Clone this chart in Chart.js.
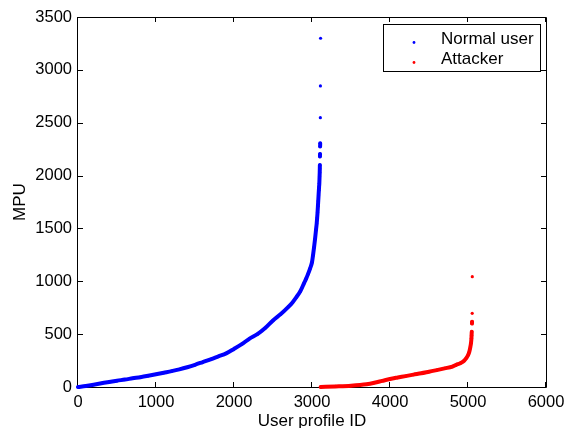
:::::
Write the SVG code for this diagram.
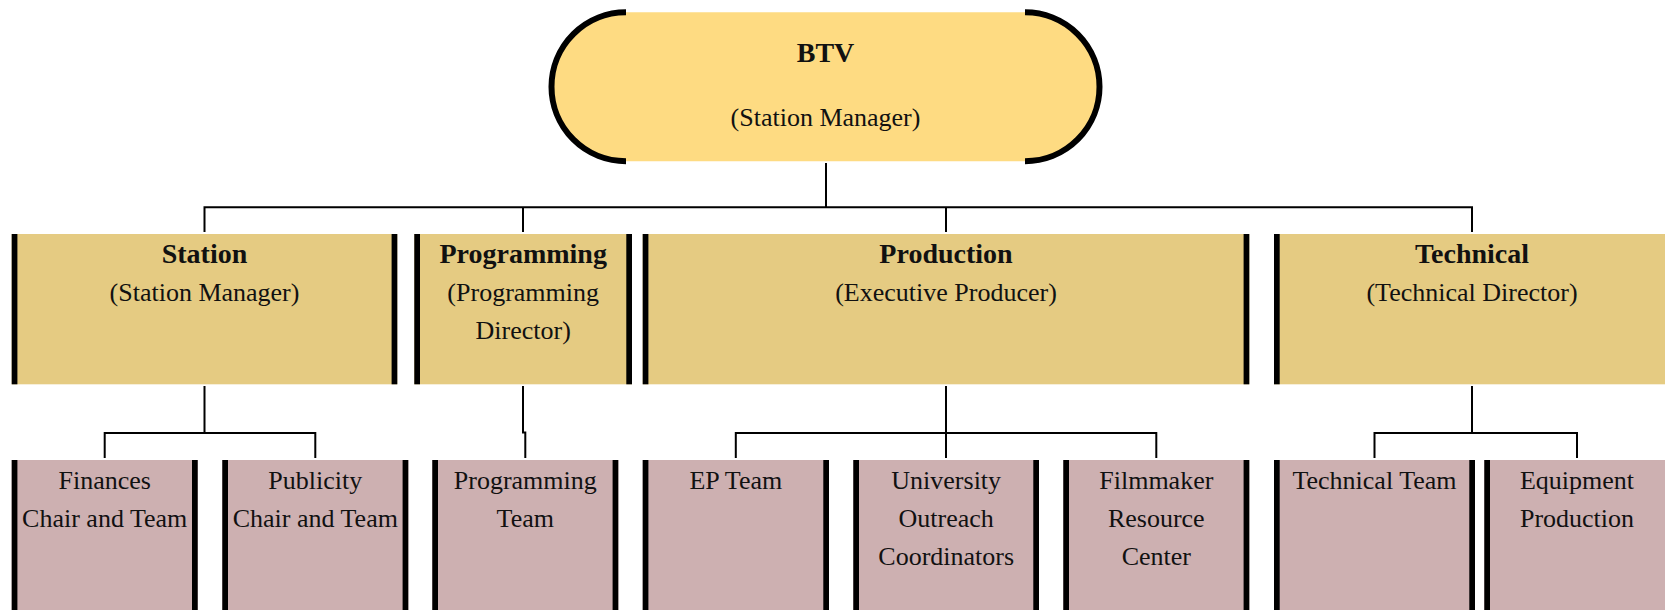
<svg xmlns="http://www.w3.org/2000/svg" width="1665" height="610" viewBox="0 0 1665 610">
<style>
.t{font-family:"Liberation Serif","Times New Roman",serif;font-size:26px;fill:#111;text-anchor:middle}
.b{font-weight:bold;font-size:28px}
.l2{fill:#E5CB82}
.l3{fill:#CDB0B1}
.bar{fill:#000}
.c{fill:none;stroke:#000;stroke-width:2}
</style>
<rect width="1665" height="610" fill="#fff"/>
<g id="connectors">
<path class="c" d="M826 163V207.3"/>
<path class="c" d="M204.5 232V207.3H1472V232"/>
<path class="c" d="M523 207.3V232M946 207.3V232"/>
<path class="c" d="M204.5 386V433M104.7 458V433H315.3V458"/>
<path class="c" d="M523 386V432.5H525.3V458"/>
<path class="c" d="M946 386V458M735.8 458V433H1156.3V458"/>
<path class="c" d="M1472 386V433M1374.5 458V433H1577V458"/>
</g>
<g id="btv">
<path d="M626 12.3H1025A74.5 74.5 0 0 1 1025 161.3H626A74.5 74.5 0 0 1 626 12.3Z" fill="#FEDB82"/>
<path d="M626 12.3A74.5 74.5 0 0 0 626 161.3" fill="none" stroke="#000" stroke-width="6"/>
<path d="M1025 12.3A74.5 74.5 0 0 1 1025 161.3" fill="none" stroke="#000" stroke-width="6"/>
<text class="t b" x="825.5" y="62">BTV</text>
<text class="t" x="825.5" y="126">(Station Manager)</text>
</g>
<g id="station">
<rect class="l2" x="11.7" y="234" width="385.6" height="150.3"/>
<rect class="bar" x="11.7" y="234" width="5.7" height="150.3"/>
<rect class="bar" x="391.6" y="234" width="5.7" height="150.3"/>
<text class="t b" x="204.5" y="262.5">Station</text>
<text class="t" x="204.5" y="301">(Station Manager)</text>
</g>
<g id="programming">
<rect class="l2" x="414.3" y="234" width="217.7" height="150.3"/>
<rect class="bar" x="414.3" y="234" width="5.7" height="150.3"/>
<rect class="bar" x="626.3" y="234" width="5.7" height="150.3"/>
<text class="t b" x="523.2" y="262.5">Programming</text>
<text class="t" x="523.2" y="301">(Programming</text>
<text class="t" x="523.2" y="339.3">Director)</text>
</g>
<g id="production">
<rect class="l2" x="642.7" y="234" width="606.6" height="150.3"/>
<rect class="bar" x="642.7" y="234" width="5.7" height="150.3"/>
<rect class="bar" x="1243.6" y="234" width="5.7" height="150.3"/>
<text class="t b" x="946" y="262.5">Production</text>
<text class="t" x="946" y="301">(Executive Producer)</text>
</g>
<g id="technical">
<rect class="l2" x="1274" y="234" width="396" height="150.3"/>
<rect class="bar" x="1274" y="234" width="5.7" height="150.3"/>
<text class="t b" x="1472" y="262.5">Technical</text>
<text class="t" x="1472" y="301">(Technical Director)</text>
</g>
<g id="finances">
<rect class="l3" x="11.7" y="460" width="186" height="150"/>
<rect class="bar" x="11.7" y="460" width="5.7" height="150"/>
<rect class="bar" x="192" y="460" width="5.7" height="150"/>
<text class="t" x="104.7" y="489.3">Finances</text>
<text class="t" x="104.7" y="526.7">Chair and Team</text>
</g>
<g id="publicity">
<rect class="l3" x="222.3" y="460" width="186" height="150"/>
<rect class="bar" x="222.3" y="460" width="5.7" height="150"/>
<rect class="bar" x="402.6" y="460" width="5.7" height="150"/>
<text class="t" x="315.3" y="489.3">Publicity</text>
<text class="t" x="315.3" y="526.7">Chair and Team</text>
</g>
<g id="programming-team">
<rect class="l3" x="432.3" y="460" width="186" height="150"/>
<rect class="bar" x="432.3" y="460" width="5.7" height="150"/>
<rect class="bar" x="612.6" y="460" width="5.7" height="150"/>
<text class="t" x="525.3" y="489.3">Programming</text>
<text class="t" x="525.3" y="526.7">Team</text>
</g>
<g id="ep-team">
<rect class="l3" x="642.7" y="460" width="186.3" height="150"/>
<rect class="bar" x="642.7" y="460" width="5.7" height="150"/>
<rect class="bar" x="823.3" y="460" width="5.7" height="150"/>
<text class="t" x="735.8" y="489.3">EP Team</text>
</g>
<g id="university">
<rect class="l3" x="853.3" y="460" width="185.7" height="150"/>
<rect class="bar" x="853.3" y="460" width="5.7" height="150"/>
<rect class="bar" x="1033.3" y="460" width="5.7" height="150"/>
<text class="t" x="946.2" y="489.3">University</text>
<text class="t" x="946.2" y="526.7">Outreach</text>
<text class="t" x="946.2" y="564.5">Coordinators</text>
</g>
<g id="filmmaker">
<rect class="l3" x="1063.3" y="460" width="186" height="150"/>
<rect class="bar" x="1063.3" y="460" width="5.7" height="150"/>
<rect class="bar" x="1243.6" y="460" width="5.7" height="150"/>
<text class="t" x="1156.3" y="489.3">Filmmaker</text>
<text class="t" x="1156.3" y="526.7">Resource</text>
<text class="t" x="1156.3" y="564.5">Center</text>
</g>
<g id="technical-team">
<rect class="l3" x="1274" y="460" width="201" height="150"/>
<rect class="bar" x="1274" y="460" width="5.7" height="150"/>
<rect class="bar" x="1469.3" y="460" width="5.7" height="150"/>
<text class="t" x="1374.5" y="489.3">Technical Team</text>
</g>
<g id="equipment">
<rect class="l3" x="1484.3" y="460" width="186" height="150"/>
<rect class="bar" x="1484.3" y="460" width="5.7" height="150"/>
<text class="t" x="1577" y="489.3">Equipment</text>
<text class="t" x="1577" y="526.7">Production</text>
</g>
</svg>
:::::
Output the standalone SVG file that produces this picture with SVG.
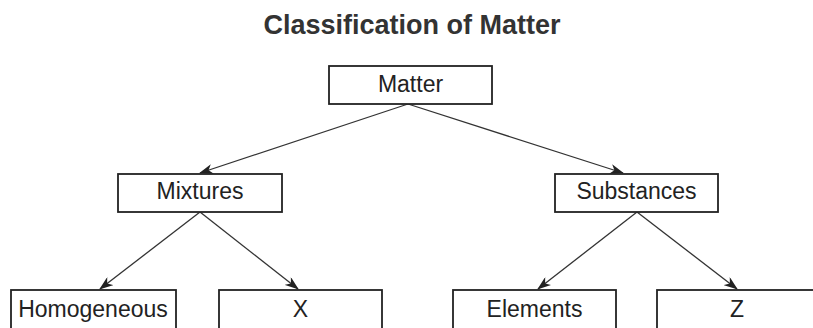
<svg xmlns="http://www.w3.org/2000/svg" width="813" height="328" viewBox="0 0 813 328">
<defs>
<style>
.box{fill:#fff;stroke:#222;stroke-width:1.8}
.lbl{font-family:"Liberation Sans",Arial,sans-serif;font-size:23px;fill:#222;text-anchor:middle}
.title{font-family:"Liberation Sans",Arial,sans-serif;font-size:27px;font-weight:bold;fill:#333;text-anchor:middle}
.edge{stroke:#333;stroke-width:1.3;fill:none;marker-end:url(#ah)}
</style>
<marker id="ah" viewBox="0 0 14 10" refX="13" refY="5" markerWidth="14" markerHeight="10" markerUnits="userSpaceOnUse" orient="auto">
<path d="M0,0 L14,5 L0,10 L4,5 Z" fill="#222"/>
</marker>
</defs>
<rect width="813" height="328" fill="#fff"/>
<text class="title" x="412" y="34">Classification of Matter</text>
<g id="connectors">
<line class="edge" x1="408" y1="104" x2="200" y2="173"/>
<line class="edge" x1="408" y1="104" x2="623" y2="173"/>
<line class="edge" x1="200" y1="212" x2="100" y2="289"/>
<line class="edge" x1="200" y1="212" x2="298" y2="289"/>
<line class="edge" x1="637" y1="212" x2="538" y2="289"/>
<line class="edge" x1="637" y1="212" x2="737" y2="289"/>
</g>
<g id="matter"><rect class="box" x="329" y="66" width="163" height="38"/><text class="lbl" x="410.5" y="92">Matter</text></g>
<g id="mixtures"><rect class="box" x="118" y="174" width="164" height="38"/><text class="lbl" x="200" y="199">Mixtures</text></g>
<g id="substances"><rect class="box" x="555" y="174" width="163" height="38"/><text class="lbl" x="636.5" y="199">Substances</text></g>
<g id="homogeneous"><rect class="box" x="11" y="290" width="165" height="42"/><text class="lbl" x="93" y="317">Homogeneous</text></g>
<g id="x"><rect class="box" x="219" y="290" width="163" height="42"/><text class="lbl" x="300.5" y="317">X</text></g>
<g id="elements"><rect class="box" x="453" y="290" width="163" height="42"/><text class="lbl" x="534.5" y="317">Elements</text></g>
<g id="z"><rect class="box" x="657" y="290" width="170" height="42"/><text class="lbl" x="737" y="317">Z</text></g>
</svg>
:::::
Problem description
Only the count is wanted: report how many lines of the material above hold the word "this".

Correct answer
3